The error was an obscure one, which I could not get my head round (not my code), to do with a typedef being "external" in a .h file (no idea why not include the .h file containing the real one, or why the typedef was not being exported from the .h in which it was). I don't really understand the intricacies of this stuff so I avoid this sort of thing in my own code. But it compiled the day before! This suggests that files can be changed and don't get recompiled after the change. Well, many times doing a Clean Project and then Build Project does mysteriously fix stuff.

Exiting Cube asked if I want to save a couple of files, suggesting they were edited, and I unchecked both and exited the program. I also found that some of the open files could not be closed by clicking on the cross (obviously this is a bug).

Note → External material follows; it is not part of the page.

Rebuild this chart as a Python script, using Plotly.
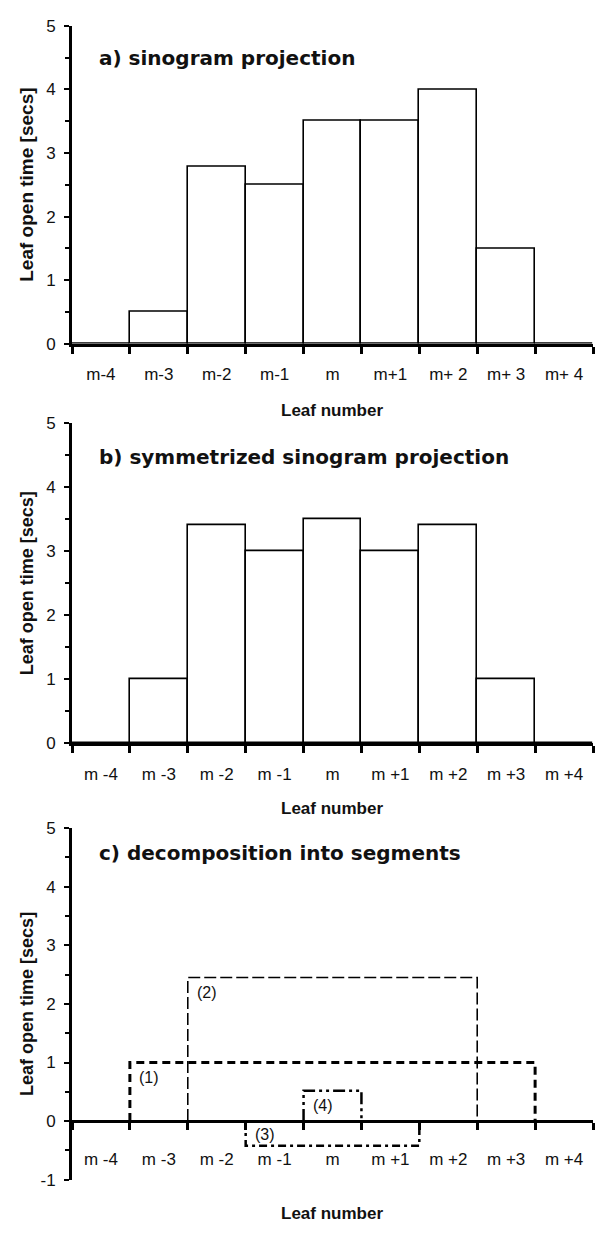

Also I lost the default window configuration. Took me a while to work out how to get it back.

I have backups almost daily of the whole project directory, to a network drive, but need to make sure I really do them daily :)

ataradov:
I'll tell you a secret - any manufacturer provided tools and frameworks are crap. They are a cost center, they don't directly generate money, they cost money. So they are maintained to the level that is mostly acceptable, but no more. There is no real incentive to make them excellent, it will not result in more sales.

SiliconWizard:

--- Quote from: ataradov on July 28, 2021, 09:16:23 pm ---I'll tell you a secret - any manufacturer provided tools and frameworks are crap. They are a cost center, they don't directly generate money, they cost money. So they are maintained to the level that is mostly acceptable, but no more. There is no real incentive to make them excellent, it will not result in more sales.

--- End quote ---

Yes, that is true. Especially since, as you can read here and elsewhere, many professionals actually use other tools than the vendor provided ones. Vendors know this, and know that customers buying the most parts usually don't care about the crap IDEs and code generators they provide.

So, for the OP, do as you wish of course, but if I were you, I would take this mishap as an opportunity to switch to better tools and say goodbye to ST Cube forever. It will take you some time and effort, but will be worth it. ;D

evb149:
You can always implement 'make' or comparable external build support for your project.
Then it is easier to set up a CI/CD system and generally be able to get reproducible builds
independent of what the IDE state is, it'll only depend on what is actually on disc in the source areas at the time.

thm_w:
CubeIDE came from a commercial product, Atollic TrueSTUDIO. So its not really the same as in house developed IDEs.
But you are free to use many other IDEs available for STM32.

Are you using version control? Then you will actually know what might have changed instead of guessing.